A reminder of how far we’ve come. Less than 40 years ago, during these 4 early years of our specialty, there were a total of only 858 EM residency graduates. Significant numbers of EM physicians were board certified in another specialty. It’s difficult to know the reasons those early emergency physicians chose training in EM, and there was no such thing as a medical school rotation in EM. As of 2014, there were 170 emergency medicine programs, with 1,786 EM residency positions offered in the match. We have 27 types of EM fellowship training, with EM residency groups and faculty advisors to help guide medical students in their choice of career. An EM physician will become president of the AMA in June of 2015.
The first sentence of the article’s discussion is telling: “Previous reports have questioned the ability of emergency medicine to survive as a specialty due to the amount of stress this type of practice generates.” While no one would deny the stress of our jobs, our specialty has grown and thrived. It would be hard to extrapolate findings from this study to today’s population of emergency physicians.
3. Wang X, et al: Fruit and vegetable consumption and mortality from all causes, cardiovascular disease, and cancer: systematic review and dose-response meta-analysis of prospective cohort studies. BMJ 2014;349:g4490.
“Eat Food, Not Too Much, Mostly Plants.”
–Michael Pollan, author of The Omnivore’s Dilemma and In Defense of Food, among others
In this stunning meta-analysis of 16 articles including >800,000 subjects and 4.6-26 year followup, it was revealed that your mother is right-eat your fruits and vegetables. Each additional daily serving of fruits or vegetables was associated with a decrease in all cause and CV mortality. No change in cancer mortality-perhaps because cancer is so heterogenous in origin depending on organ, with potential for substantial genetic predisposition? Limitations include the self-report nature of surveys and poor adjustment for other dietary factors. Not a strong article; as Harwood mentioned, we might not be nodding in agreement so readily if it was advocating cobra venom rather than something so aligned with our common sense....but hey, go eat a rambutan.

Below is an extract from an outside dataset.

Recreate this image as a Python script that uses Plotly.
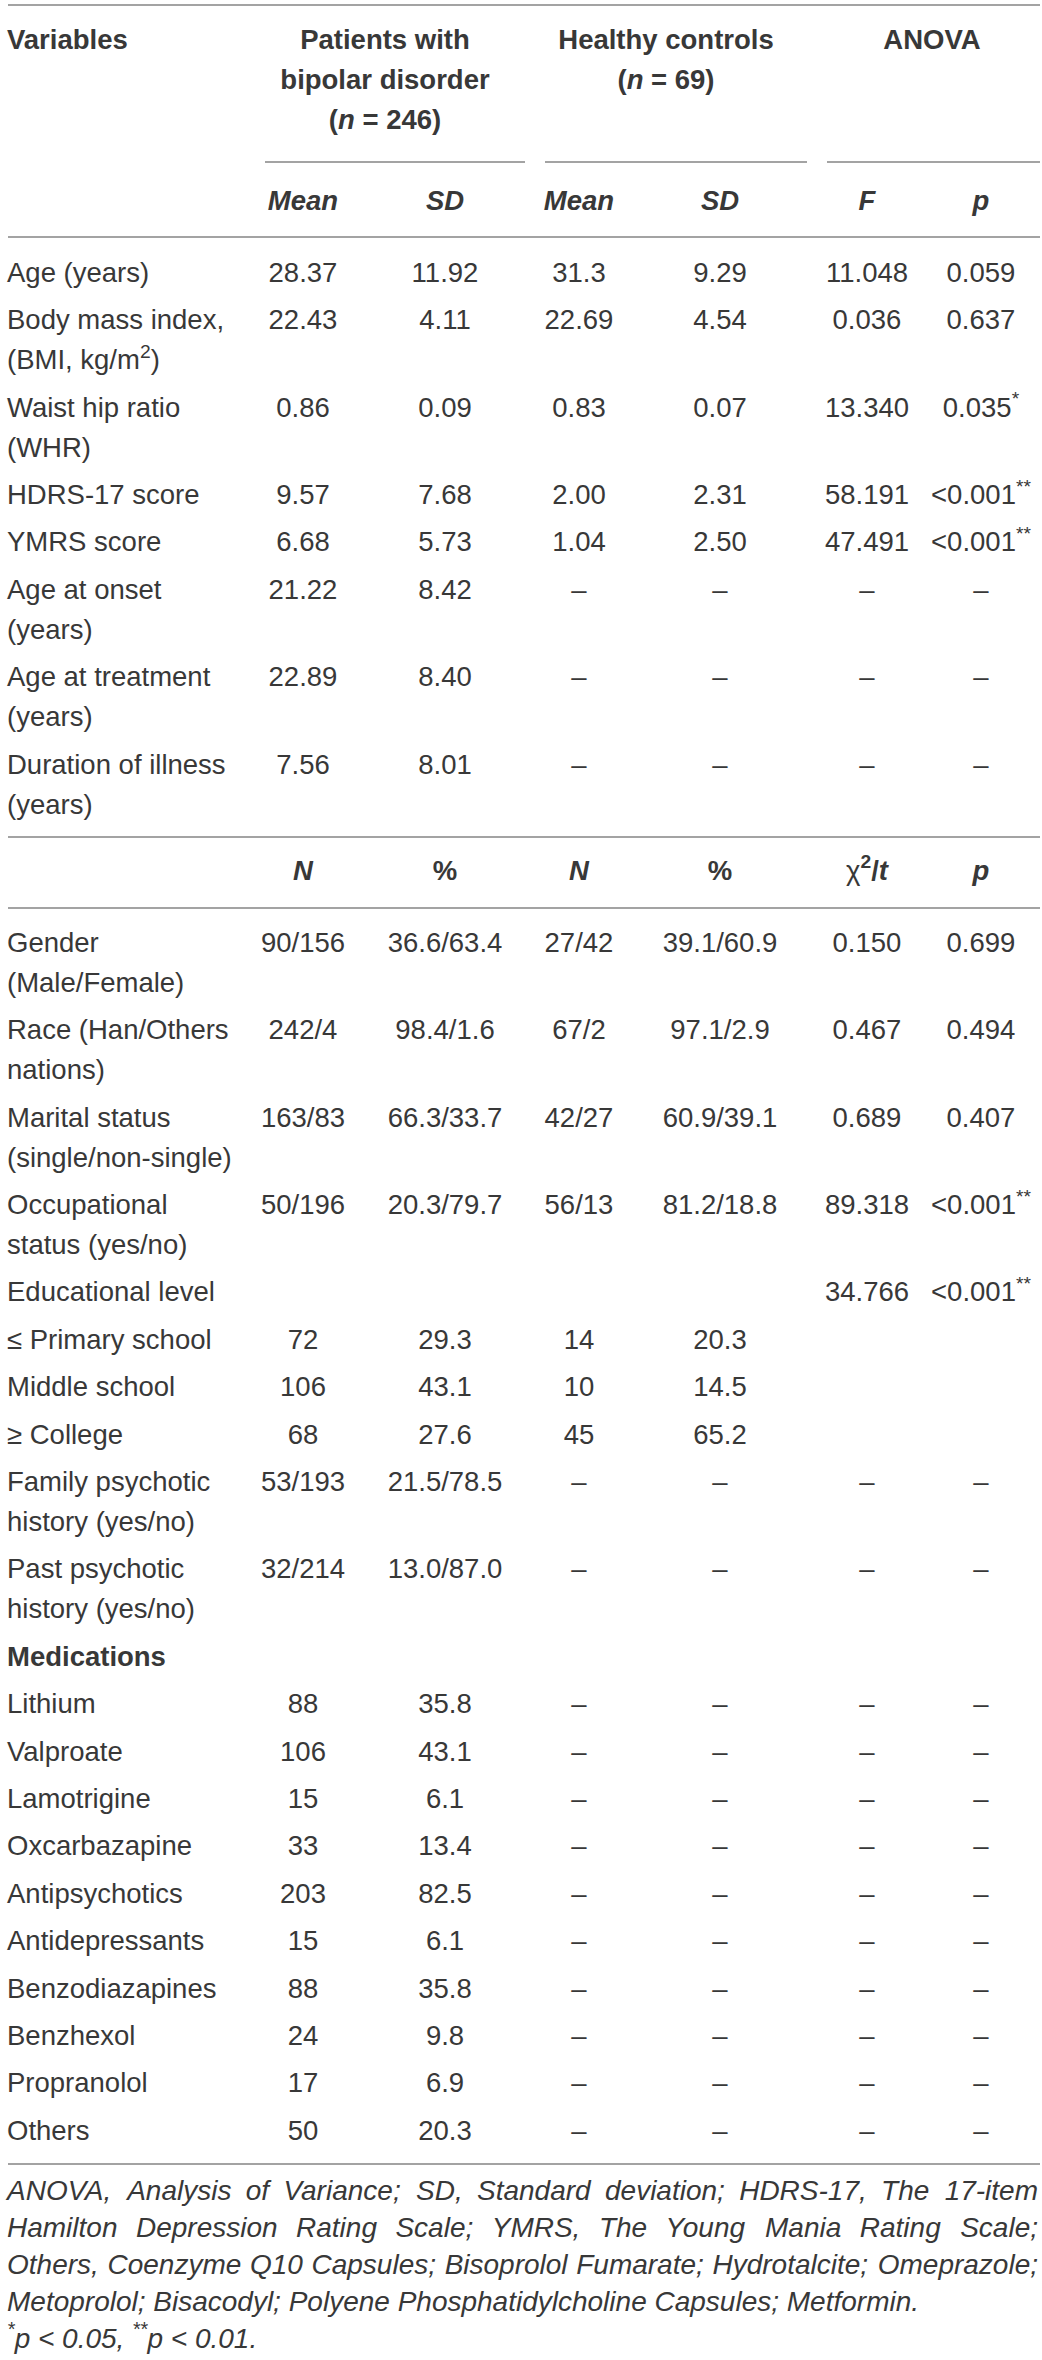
import plotly.graph_objects as go

# ---- table content ----
HEAD_GROUPS = [["Patients with", "bipolar disorder", "(<i>n</i> = 246)"],
               ["Healthy controls", "(<i>n</i> = 69)"],
               ["ANOVA"]]
SUB_HEAD_1 = ["<i>Mean</i>", "<i>SD</i>", "<i>Mean</i>", "<i>SD</i>", "<i>F</i>", "<i>p</i>"]
SUB_HEAD_2 = ["<i>N</i>", "%", "<i>N</i>", "%",
              "<span style='font-weight:normal'>χ</span><sup>2</sup>/<i>t</i>", "<i>p</i>"]

cont_labels = [["Age (years)"],
               ["Body mass index,", "(BMI, kg/m<sup>2</sup>)"],
               ["Waist hip ratio", "(WHR)"],
               ["HDRS-17 score"],
               ["YMRS score"],
               ["Age at onset", "(years)"],
               ["Age at treatment", "(years)"],
               ["Duration of illness", "(years)"]]
bd_mean = ["28.37", "22.43", "0.86", "9.57", "6.68", "21.22", "22.89", "7.56"]
bd_sd = ["11.92", "4.11", "0.09", "7.68", "5.73", "8.42", "8.40", "8.01"]
hc_mean = ["31.3", "22.69", "0.83", "2.00", "1.04", "–", "–", "–"]
hc_sd = ["9.29", "4.54", "0.07", "2.31", "2.50", "–", "–", "–"]
anova_f = ["11.048", "0.036", "13.340", "58.191", "47.491", "–", "–", "–"]
anova_p = ["0.059", "0.637", "0.035<sup>*</sup>", "&lt;0.001<sup>**</sup>",
           "&lt;0.001<sup>**</sup>", "–", "–", "–"]

D = "–"
cat_labels = [["Gender", "(Male/Female)"],
              ["Race (Han/Others", "nations)"],
              ["Marital status", "(single/non-single)"],
              ["Occupational", "status (yes/no)"],
              ["Educational level"],
              ["≤ Primary school"],
              ["Middle school"],
              ["≥ College"],
              ["Family psychotic", "history (yes/no)"],
              ["Past psychotic", "history (yes/no)"],
              ["<b>Medications</b>"],
              ["Lithium"], ["Valproate"], ["Lamotrigine"], ["Oxcarbazapine"],
              ["Antipsychotics"], ["Antidepressants"], ["Benzodiazapines"],
              ["Benzhexol"], ["Propranolol"], ["Others"]]
bd_n = ["90/156", "242/4", "163/83", "50/196", "", "72", "106", "68", "53/193", "32/214", "",
        "88", "106", "15", "33", "203", "15", "88", "24", "17", "50"]
bd_pct = ["36.6/63.4", "98.4/1.6", "66.3/33.7", "20.3/79.7", "", "29.3", "43.1", "27.6",
          "21.5/78.5", "13.0/87.0", "",
          "35.8", "43.1", "6.1", "13.4", "82.5", "6.1", "35.8", "9.8", "6.9", "20.3"]
hc_n = ["27/42", "67/2", "42/27", "56/13", "", "14", "10", "45", D, D, ""] + [D] * 10
hc_pct = ["39.1/60.9", "97.1/2.9", "60.9/39.1", "81.2/18.8", "", "20.3", "14.5", "65.2",
          D, D, ""] + [D] * 10
chi_t = ["0.150", "0.467", "0.689", "89.318", "34.766", "", "", "", D, D, ""] + [D] * 10
cat_p = ["0.699", "0.494", "0.407", "&lt;0.001<sup>**</sup>", "&lt;0.001<sup>**</sup>",
         "", "", "", D, D, ""] + [D] * 10

footnote = ["ANOVA, Analysis of Variance; SD, Standard deviation; HDRS-17, The 17-item",
            "Hamilton Depression Rating Scale; YMRS, The Young Mania Rating Scale;",
            "Others, Coenzyme Q10 Capsules; Bisoprolol Fumarate; Hydrotalcite; Omeprazole;",
            "Metoprolol; Bisacodyl; Polyene Phosphatidylcholine Capsules; Metformin.",
            "<sup>*</sup>p &lt; 0.05, <sup>**</sup>p &lt; 0.01."]
JUSTIFY = [True, True, True, False, False]

# ---- layout geometry ----
W, H = 1042, 2360
LEFT, RIGHT = 8, 1040
COL_X = [303, 445, 579, 720, 867, 981]
GROUP_X = [385, 666, 932]
LINE = 40
STEP = 47.4
FONT = "Liberation Sans, Arial, Helvetica, sans-serif"
TXT = "#383838"
RULE = "#a3a3a3"
FS = 27.5
FN_FS = 28

# rough Arial advance widths (1/1000 em), used only to justify the footnote
CW = dict(zip("ABCDEFGHIJKLMNOPQRSTUVWXYZ",
              [667, 667, 722, 722, 667, 611, 778, 722, 278, 500, 667, 556, 833,
               722, 778, 667, 778, 722, 667, 611, 722, 667, 944, 667, 667, 611]))
CW.update(zip("abcdefghijklmnopqrstuvwxyz",
              [556, 556, 500, 556, 556, 278, 556, 556, 222, 222, 500, 222, 833,
               556, 556, 556, 556, 333, 500, 278, 556, 500, 722, 500, 500, 500]))
CW.update({c: 556 for c in "0123456789"})
CW.update({" ": 278, ",": 278, ".": 278, ";": 278, ":": 278, "-": 333,
           "(": 333, ")": 333, "/": 278})


def text_width(s, size):
    return sum(CW.get(c, 556) for c in s) * size / 1000.0


fig = go.Figure()


def add_text(xs, ys, texts, pos="middle center", size=FS):
    fig.add_trace(go.Scatter(
        x=xs, y=ys, text=texts, mode="text", textposition=pos, cliponaxis=False,
        textfont=dict(family=FONT, size=size, color=TXT),
        hoverinfo="skip", showlegend=False))


def add_section(labels, cols, y0):
    ys_lab, txt_lab = [], []
    xs_val, ys_val, txt_val = [], [], []
    y = y0
    for i, lines in enumerate(labels):
        for k, ln in enumerate(lines):
            ys_lab.append(y + k * LINE)
            txt_lab.append(ln)
        for cx, col in zip(COL_X, cols):
            if col[i]:
                xs_val.append(cx)
                ys_val.append(y)
                txt_val.append(col[i])
        y += STEP + LINE * (len(lines) - 1)
    add_text([LEFT - 1] * len(ys_lab), ys_lab, txt_lab, pos="middle right")
    add_text(xs_val, ys_val, txt_val)


# header
add_text([LEFT - 1], [42], ["<b>Variables</b>"], pos="middle right")
hx, hy, ht = [], [], []
for gx, lines in zip(GROUP_X, HEAD_GROUPS):
    for k, ln in enumerate(lines):
        hx.append(gx)
        hy.append(42 + k * LINE)
        ht.append("<b>" + ln + "</b>")
add_text(hx, hy, ht)
add_text(COL_X, [203] * 6, ["<b>" + s + "</b>" for s in SUB_HEAD_1])
add_text(COL_X, [873] * 6, ["<b>" + s + "</b>" for s in SUB_HEAD_2])

add_section(cont_labels, [bd_mean, bd_sd, hc_mean, hc_sd, anova_f, anova_p], 275)
add_section(cat_labels, [bd_n, bd_pct, hc_n, hc_pct, chi_t, cat_p], 945)

# footnote, first lines spread to the full table width
fx, fy, ft, fp = [], [], [], []
for i, (line, just) in enumerate(zip(footnote, JUSTIFY)):
    y = 2193 + i * 37
    words = line.split(" ")
    if just and len(words) > 1:
        wsum = sum(text_width(w, FN_FS) for w in words)
        gap = max((RIGHT - 2 - LEFT - wsum) / (len(words) - 1), 0.2 * FN_FS)
        x = LEFT
        for j, w in enumerate(words):
            last = j == len(words) - 1
            fx.append(RIGHT - 2 if last else x - 1)
            fy.append(y)
            ft.append("<i>" + w + "</i>")
            fp.append("middle left" if last else "middle right")
            x += text_width(w, FN_FS) + gap
    else:
        fx.append(LEFT - 1)
        fy.append(y)
        ft.append("<i>" + line + "</i>")
        fp.append("middle right")
add_text(fx, fy, ft, pos=fp, size=FN_FS)

# rules
rules = [(5, LEFT, RIGHT), (162, 265, 525), (162, 545, 807), (162, 827, RIGHT),
         (237, LEFT, RIGHT), (837, LEFT, RIGHT), (908, LEFT, RIGHT), (2164, LEFT, RIGHT)]
for y, x0, x1 in rules:
    fig.add_shape(type="line", x0=x0, x1=x1, y0=y, y1=y, xref="x", yref="y",
                  line=dict(color=RULE, width=2))

fig.update_layout(
    width=W, height=H, margin=dict(l=0, r=0, t=0, b=0),
    paper_bgcolor="white", plot_bgcolor="white",
    xaxis=dict(range=[0, W], visible=False, fixedrange=True),
    yaxis=dict(range=[H, 0], visible=False, fixedrange=True),
)

# page body has a default 8px margin; drop it so the figure sits at the window origin
fig.write_html("out.html", config={"displayModeBar": False},
               post_script="document.body.style.margin='0';")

If you’d rather not read the meta-analysis, suggest reading something by Michael Pollan (http://michaelpollan.com/books/).
4. Cramer, H, et al: Effects of yoga on cardiovascular disease risk factors: a systematic review and meta-analysis. Int J Cardiol 2014 May 1;173(2):170-83.
Finally, an article after my own heart chakra. A systematic review of 44 RCTs with >3,000 patients, evaluating the effects of yoga on modifiable cardiovascular risk factors. Small improvements in BP, HR, RR, waist circumference, cholesterol and HbA1c were noted. Not sure if any of these differences would be considered clinically relevant, and there was high or unclear risk of bias in most studies. Many different types of yoga were studied. In the end however, when yoga was present, even if only for weeks, there were positive and beneficial effects noted in multiple modifiable CV risk factors.